THE REQUEST: Begin with the first line and repeat exactly through the line containing "const oktS11 = [5.6, 0.45, 1.96, 0.18];"; leave every image out.

— Start DATASET CONTENT —

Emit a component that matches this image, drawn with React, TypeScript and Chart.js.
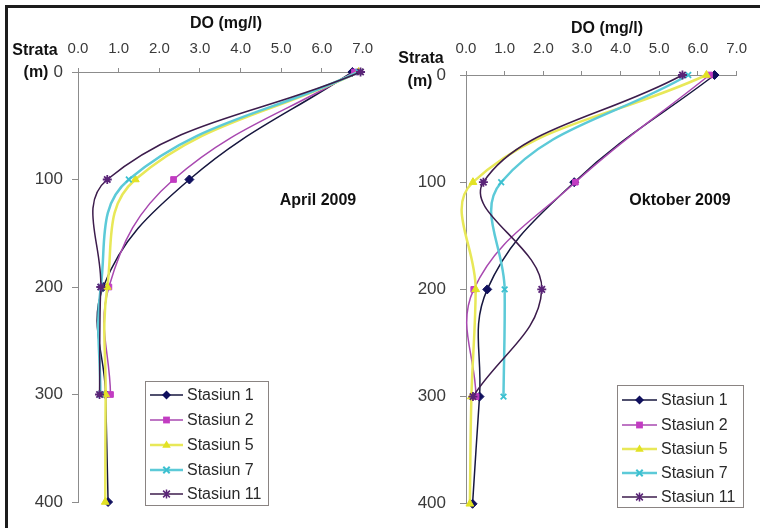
import React, { useEffect, useRef } from 'react';
import { Chart, registerables } from 'chart.js';

Chart.register(...registerables);

// Sampling depths (m) and the dissolved oxygen readings (mg/l) per station
const depths = [0, 100, 200, 300, 400];
const stations = ['Stasiun 1', 'Stasiun 2', 'Stasiun 5', 'Stasiun 7', 'Stasiun 11'];

const doTickLabels = ['0.0', '1.0', '2.0', '3.0', '4.0', '5.0', '6.0', '7.0'];
const depthTickLabels = ['0', '100', '200', '300', '400'];

// April 2009
const aprilS1 = [6.75, 2.74, 0.62, 0.68, 0.74];
const aprilS2 = [6.8, 2.35, 0.76, 0.8];
const aprilS5 = [6.9, 1.41, 0.72, 0.68, 0.67];
const aprilS7 = [6.9, 1.25, 0.56, 0.55];
const aprilS11 = [6.95, 0.72, 0.56, 0.53];

// Oktober 2009
const oktS1 = [6.43, 2.8, 0.55, 0.35, 0.17];
const oktS2 = [6.3, 2.83, 0.2, 0.26];
const oktS5 = [6.22, 0.18, 0.25, 0.14, 0.1];
const oktS7 = [5.75, 0.91, 1.0, 0.97];
const oktS11 = [5.6, 0.45, 1.96, 0.18];

type MarkerStyle = 'rectRot' | 'rect' | 'triangle' | 'crossRot' | 'star';

const seriesStyle: { line: string; point: string; width: number; marker: MarkerStyle; radius: number }[] = [
  { line: '#16163e', point: '#10105e', width: 1.5, marker: 'rectRot', radius: 4.5 },
  { line: '#a848b0', point: '#c23cc2', width: 1.5, marker: 'rect', radius: 4 },
  { line: '#e8e858', point: '#e2e224', width: 2.5, marker: 'triangle', radius: 4.5 },
  { line: '#5ccad8', point: '#3cc0d0', width: 2.5, marker: 'crossRot', radius: 4 },
  { line: '#3c1c4c', point: '#5a2478', width: 1.5, marker: 'star', radius: 4.5 },
];

const FONT = '"Liberation Sans", Arial, sans-serif';

function drawMarker(
  ctx: CanvasRenderingContext2D,
  style: MarkerStyle,
  x: number,
  y: number,
  r: number,
  color: string
) {
  ctx.save();
  ctx.fillStyle = color;
  ctx.strokeStyle = color;
  ctx.lineWidth = 1.5;
  ctx.beginPath();
  if (style === 'rectRot') {
    ctx.moveTo(x, y - r);
    ctx.lineTo(x + r, y);
    ctx.lineTo(x, y + r);
    ctx.lineTo(x - r, y);
    ctx.closePath();
    ctx.fill();
  } else if (style === 'rect') {
    const s = r * 0.85;
    ctx.rect(x - s, y - s, s * 2, s * 2);
    ctx.fill();
  } else if (style === 'triangle') {
    ctx.moveTo(x, y - r);
    ctx.lineTo(x + r * 0.95, y + r * 0.6);
    ctx.lineTo(x - r * 0.95, y + r * 0.6);
    ctx.closePath();
    ctx.fill();
  } else if (style === 'crossRot') {
    const s = r * 0.8;
    ctx.moveTo(x - s, y - s);
    ctx.lineTo(x + s, y + s);
    ctx.moveTo(x + s, y - s);
    ctx.lineTo(x - s, y + s);
    ctx.lineWidth = 2;
    ctx.stroke();
  } else {
    const s = r * 0.75;
    ctx.moveTo(x - s, y - s);
    ctx.lineTo(x + s, y + s);
    ctx.moveTo(x + s, y - s);
    ctx.lineTo(x - s, y + s);
    ctx.moveTo(x, y - r);
    ctx.lineTo(x, y + r);
    ctx.stroke();
  }
  ctx.restore();
}

type LegendBox = {
  x: number;
  y: number;
  w: number;
  h: number;
  rows: number[];
  lineX0: number;
  lineX1: number;
  textX: number;
};

type PanelSpec = {
  left: number;
  width: number;
  yAxisWidth: number;
  xAxisHeight: number;
  padRight: number;
  padBottom: number;
  xTickPad: number;
  yTickPad: number;
  legend: LegendBox;
  values: number[][];
};

const boxLegendPlugin = {
  id: 'boxLegend',
  afterDraw(chart: any, _args: any, opts: any) {
    const box: LegendBox = opts.box;
    if (!box) return;
    const ctx: CanvasRenderingContext2D = chart.ctx;
    ctx.save();
    ctx.fillStyle = '#ffffff';
    ctx.fillRect(box.x, box.y, box.w, box.h);
    ctx.strokeStyle = '#8a8482';
    ctx.lineWidth = 1;
    ctx.strokeRect(box.x + 0.5, box.y + 0.5, box.w, box.h);
    ctx.font = `16px ${FONT}`;
    ctx.textBaseline = 'middle';
    ctx.textAlign = 'left';
    stations.forEach((name, i) => {
      const st = seriesStyle[i];
      const y = box.rows[i];
      ctx.strokeStyle = st.line;
      ctx.lineWidth = st.width;
      ctx.beginPath();
      ctx.moveTo(box.lineX0, y);
      ctx.lineTo(box.lineX1, y);
      ctx.stroke();
      drawMarker(ctx, st.marker, (box.lineX0 + box.lineX1) / 2, y, st.radius, st.point);
      ctx.fillStyle = '#2a2a2a';
      ctx.fillText(name, box.textX, y + 1);
    });
    ctx.restore();
  },
};

function DepthPanel({ spec }: { spec: PanelSpec }) {
  const ref = useRef<HTMLCanvasElement | null>(null);

  useEffect(() => {
    if (!ref.current) return;
    const datasets = spec.values.map((vals, i) => {
      const st = seriesStyle[i];
      return {
        label: stations[i],
        data: vals.map((v, k) => ({ x: v, y: depths[k] })),
        showLine: true,
        borderColor: st.line,
        borderWidth: st.width,
        backgroundColor: st.point,
        pointBackgroundColor: st.point,
        pointBorderColor: st.point,
        pointBorderWidth: st.marker === 'crossRot' || st.marker === 'star' ? 1.8 : 1,
        pointStyle: st.marker,
        pointRadius: st.radius,
        tension: 0.4,
        clip: false as any,
        order: stations.length - i,
      };
    });

    const chart = new Chart(ref.current, {
      type: 'scatter',
      data: { datasets },
      plugins: [boxLegendPlugin],
      options: {
        animation: false,
        responsive: false,
        events: [],
        layout: {
          padding: { left: 0, top: 0, right: spec.padRight, bottom: spec.padBottom },
        },
        elements: {
          line: { capBezierPoints: false },
        },
        plugins: {
          legend: { display: false },
          tooltip: { enabled: false },
          boxLegend: { box: spec.legend },
        } as any,
        scales: {
          x: {
            type: 'linear',
            position: 'top',
            min: 0,
            max: 7,
            afterFit: (s: any) => {
              s.height = spec.xAxisHeight;
            },
            ticks: {
              stepSize: 1,
              padding: spec.xTickPad,
              color: '#3a3a3a',
              font: { family: FONT, size: 15 },
              callback: (v: any) => doTickLabels[Math.round(Number(v))] ?? '',
            },
            grid: {
              display: true,
              drawOnChartArea: false,
              drawTicks: true,
              tickLength: 4,
              color: '#8c8c8c',
            },
            border: { display: true, color: '#8c8c8c', width: 1 },
          },
          y: {
            type: 'linear',
            reverse: true,
            min: 0,
            max: 400,
            afterFit: (s: any) => {
              s.width = spec.yAxisWidth;
            },
            ticks: {
              stepSize: 100,
              padding: spec.yTickPad,
              color: '#3a3a3a',
              font: { family: FONT, size: 17 },
              callback: (v: any) => depthTickLabels[Math.round(Number(v) / 100)] ?? '',
            },
            grid: {
              display: true,
              drawOnChartArea: false,
              drawTicks: true,
              tickLength: 6,
              color: '#8c8c8c',
            },
            border: { display: true, color: '#8c8c8c', width: 1 },
          },
        },
      },
    });
    return () => chart.destroy();
  }, [spec]);

  return (
    <canvas
      ref={ref}
      width={spec.width}
      height={528}
      style={{ position: 'absolute', left: spec.left, top: 0, width: spec.width, height: 528 }}
    />
  );
}

const aprilPanel: PanelSpec = {
  left: 0,
  width: 383,
  yAxisWidth: 78,
  xAxisHeight: 72,
  padRight: 12,
  padBottom: 26,
  xTickPad: 10,
  yTickPad: 9,
  legend: { x: 145, y: 381, w: 123, h: 124, rows: [395, 420, 445, 470, 494], lineX0: 150, lineX1: 183, textX: 187 },
  values: [aprilS1, aprilS2, aprilS5, aprilS7, aprilS11],
};

const oktoberPanel: PanelSpec = {
  left: 380,
  width: 380,
  yAxisWidth: 86,
  xAxisHeight: 75,
  padRight: 12,
  padBottom: 23,
  xTickPad: 13,
  yTickPad: 14,
  legend: { x: 237, y: 385, w: 126, h: 122, rows: [400, 425, 449, 473, 497], lineX0: 242, lineX1: 277, textX: 281 },
  values: [oktS1, oktS2, oktS5, oktS7, oktS11],
};

function Label({ x, y, text, size, bold, family }: { x: number; y: number; text: string; size: number; bold?: boolean; family?: string }) {
  return (
    <div
      style={{
        position: 'absolute',
        left: x,
        top: y,
        transform: 'translate(-50%, -50%)',
        whiteSpace: 'nowrap',
        fontFamily: family ?? FONT,
        fontSize: size,
        fontWeight: bold ? 700 : 400,
        lineHeight: 1,
        color: '#111',
      }}
    >
      {text}
    </div>
  );
}

export default function App() {
  return (
    <div style={{ position: 'absolute', left: 0, top: 0, width: 760, height: 528, background: '#fff', overflow: 'hidden' }}>
      <div
        style={{
          position: 'absolute',
          left: 5,
          top: 5,
          width: 760,
          height: 528,
          borderTop: '3px solid #1c1c1c',
          borderLeft: '3px solid #1c1c1c',
        }}
      />
      <DepthPanel spec={aprilPanel} />
      <DepthPanel spec={oktoberPanel} />
      <Label x={226} y={23} text="DO (mg/l)" size={16} bold />
      <Label x={607} y={28} text="DO (mg/l)" size={16} bold />
      <Label x={35} y={50} text="Strata" size={16} bold />
      <Label x={36} y={72} text="(m)" size={16} bold />
      <Label x={421} y={58} text="Strata" size={16} bold />
      <Label x={420} y={81} text="(m)" size={16} bold />
      <Label x={318} y={200} text="April 2009" size={16} bold />
      <Label x={680} y={200} text="Oktober 2009" size={16} bold />
    </div>
  );
}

— End DATASET CONTENT —

WORKED SOLUTION:
Emit a component that matches this image, drawn with React, TypeScript and Chart.js.
import React, { useEffect, useRef } from 'react';
import { Chart, registerables } from 'chart.js';

Chart.register(...registerables);

// Sampling depths (m) and the dissolved oxygen readings (mg/l) per station
const depths = [0, 100, 200, 300, 400];
const stations = ['Stasiun 1', 'Stasiun 2', 'Stasiun 5', 'Stasiun 7', 'Stasiun 11'];

const doTickLabels = ['0.0', '1.0', '2.0', '3.0', '4.0', '5.0', '6.0', '7.0'];
const depthTickLabels = ['0', '100', '200', '300', '400'];

// April 2009
const aprilS1 = [6.75, 2.74, 0.62, 0.68, 0.74];
const aprilS2 = [6.8, 2.35, 0.76, 0.8];
const aprilS5 = [6.9, 1.41, 0.72, 0.68, 0.67];
const aprilS7 = [6.9, 1.25, 0.56, 0.55];
const aprilS11 = [6.95, 0.72, 0.56, 0.53];

// Oktober 2009
const oktS1 = [6.43, 2.8, 0.55, 0.35, 0.17];
const oktS2 = [6.3, 2.83, 0.2, 0.26];
const oktS5 = [6.22, 0.18, 0.25, 0.14, 0.1];
const oktS7 = [5.75, 0.91, 1.0, 0.97];
const oktS11 = [5.6, 0.45, 1.96, 0.18];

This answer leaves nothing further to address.